In another thread I mentioned looking at some largish data sets (10's of
gigabytes in the form of a .csv file). I have made some progress treating
the file as a memory-mapped Uint8 array but that hasn't been as effective
as I would have hoped. Using a shared array and multiple processes seems
an effective way to parallelize the initial reduction of the .csv file.
The best way I have come up with of getting a file's contents as a shared
array is
sm = convert(SharedArray, open(readbytes,"./kaggle/trainHistory.csv"))
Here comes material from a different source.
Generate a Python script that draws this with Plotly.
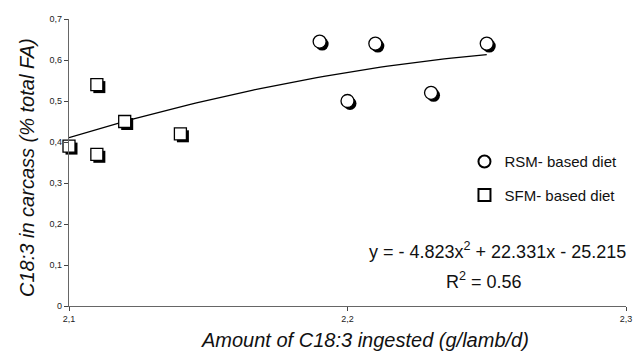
import numpy as np
import plotly.graph_objects as go

# Data
rsm_x = [2.19, 2.21, 2.20, 2.23, 2.25]
rsm_y = [0.645, 0.64, 0.50, 0.52, 0.64]
sfm_x = [2.10, 2.11, 2.11, 2.12, 2.14]
sfm_y = [0.39, 0.54, 0.37, 0.45, 0.42]
trend_coef = [-4.823, 22.331, -25.215]  # displayed equation
trend_range = [2.10, 2.25]

y_tickvals = [0, 0.1, 0.2, 0.3, 0.4, 0.5, 0.6, 0.7]
y_ticktext = ["0", "0,1", "0,2", "0,3", "0,4", "0,5", "0,6", "0,7"]
x_tickvals = [2.1, 2.2, 2.3]
x_ticktext = ["2,1", "2,2", "2,3"]
x_title = "Amount of C18:3 ingested (g/lamb/d)"
y_title = "C18:3 in carcass (% total FA)"

W, H = 643, 356
L, R, T, B = 69, 17, 19, 50
xr = [2.1, 2.3]
yr = [0, 0.7]
pw, ph = W - L - R, H - T - B
sx, sy = 2.5, 2.5  # shadow offset in px
dx = (xr[1] - xr[0]) / pw * sx
dy = (yr[1] - yr[0]) / ph * sy

tx = np.linspace(trend_range[0], trend_range[1], 60)
ty = np.polyval(trend_coef, tx)

FONT = "Liberation Sans, Arial"

fig = go.Figure()
fig.add_trace(go.Scatter(x=tx, y=ty, mode="lines", line=dict(color="black", width=1.3),
                         showlegend=False, hoverinfo="skip"))
# shadows (shifted overlay axes)
fig.add_trace(go.Scatter(x=rsm_x, y=rsm_y, mode="markers", xaxis="x2", yaxis="y2",
                         marker=dict(symbol="circle", size=13, color="black", line=dict(width=0)),
                         showlegend=False, cliponaxis=False, hoverinfo="skip"))
fig.add_trace(go.Scatter(x=sfm_x, y=sfm_y, mode="markers", xaxis="x2", yaxis="y2",
                         marker=dict(symbol="square", size=12, color="black", line=dict(width=0)),
                         showlegend=False, cliponaxis=False, hoverinfo="skip"))
# main markers (unshifted overlay axes drawn on top)
fig.add_trace(go.Scatter(x=rsm_x, y=rsm_y, mode="markers", name="RSM- based diet",
                         xaxis="x3", yaxis="y3", legendgroup="a",
                         marker=dict(symbol="circle", size=13, color="white", line=dict(color="black", width=1.3)),
                         cliponaxis=False))
fig.add_trace(go.Scatter(x=sfm_x, y=sfm_y, mode="markers", name="SFM- based diet",
                         xaxis="x3", yaxis="y3", legendgroup="b",
                         marker=dict(symbol="square", size=12, color="white", line=dict(color="black", width=1.3)),
                         cliponaxis=False))

axis_common = dict(showgrid=False, zeroline=False, ticks="outside", ticklen=4,
                   tickcolor="#444", linecolor="#666", linewidth=1.2, showline=True,
                   tickfont=dict(family=FONT, size=9, color="#222"))
fig.update_layout(
    width=W, height=H,
    margin=dict(l=L, r=R, t=T, b=B, autoexpand=False),
    plot_bgcolor="white", paper_bgcolor="white",
    xaxis=dict(range=xr, tickvals=x_tickvals, ticktext=x_ticktext, **axis_common),
    yaxis=dict(range=yr, tickvals=y_tickvals, ticktext=y_ticktext, **axis_common),
    xaxis2=dict(range=[xr[0] - dx, xr[1] - dx], overlaying="x", visible=False),
    yaxis2=dict(range=[yr[0] + dy, yr[1] + dy], overlaying="y", visible=False),
    xaxis3=dict(range=xr, overlaying="x", visible=False),
    yaxis3=dict(range=yr, overlaying="y", visible=False),
    legend=dict(x=0.71, y=0.56, xanchor="left", yanchor="top", bgcolor="rgba(0,0,0,0)",
                font=dict(family=FONT, size=15, color="#111"),
                itemsizing="constant", tracegroupgap=11),
    font=dict(family=FONT),
)
# axis titles
fig.add_annotation(xref="paper", yref="paper", x=0.531, y=-0.118, xanchor="center", yanchor="middle",
                   showarrow=False, text="<i>" + x_title + "</i>",
                   font=dict(family=FONT, size=20, color="#111"))
fig.add_annotation(xref="paper", yref="paper", x=-0.0754, y=0.481, xanchor="center", yanchor="middle",
                   showarrow=False, text="<i>" + y_title + "</i>", textangle=-90,
                   font=dict(family=FONT, size=20, color="#111"))
# trendline equation
fig.add_annotation(xref="paper", yref="paper", x=0.77, y=0.195, xanchor="center", yanchor="middle",
                   showarrow=False, text="y = - 4.823x<sup>2</sup> + 22.331x - 25.215",
                   font=dict(family=FONT, size=18, color="#111"))
fig.add_annotation(xref="paper", yref="paper", x=0.745, y=0.09, xanchor="center", yanchor="middle",
                   showarrow=False, text="R<sup>2</sup> = 0.56",
                   font=dict(family=FONT, size=18, color="#111"))
fig.write_html("out.html", post_script="document.body.style.margin='0px';",
               config={"displayModeBar": False})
It would be convenient to process the contents on line boundaries. I can
determine suitable ranges with something like
function blocks(v::SharedVector{Uint8})
np = length(v.pids)
len = length(v)
bsz = div(len,np)
blks = Array(UnitRange{Int},np)
low = 1
for i in 1:np-1
eolpos = findnext(v, '\n', i*bsz)
blks[i] = UnitRange(low, eolpos)
low = eolpos + 1
end
blks[np] = UnitRange(low,len)
blks
end
which in this case produces
julia> blocks(sm)
8-element Array{UnitRange{Int64},1}:
1:794390
794391:1588775
1588776:2383151
2383152:3177538
3177539:3971942
3971943:4766322
4766323:5560686
5560687:6355060
(This is a smaller file that I am using for testing. The real files are
much larger.)
These blocks will be different from what I would get with
sm.loc_subarray_1d. It seems to me that I should be able to use these
blocks rather than the .loc_subarray_1d blocks if I do enough juggling with
@spawnat, fetch, etc. Is there anything that would stand in the way of
doing so?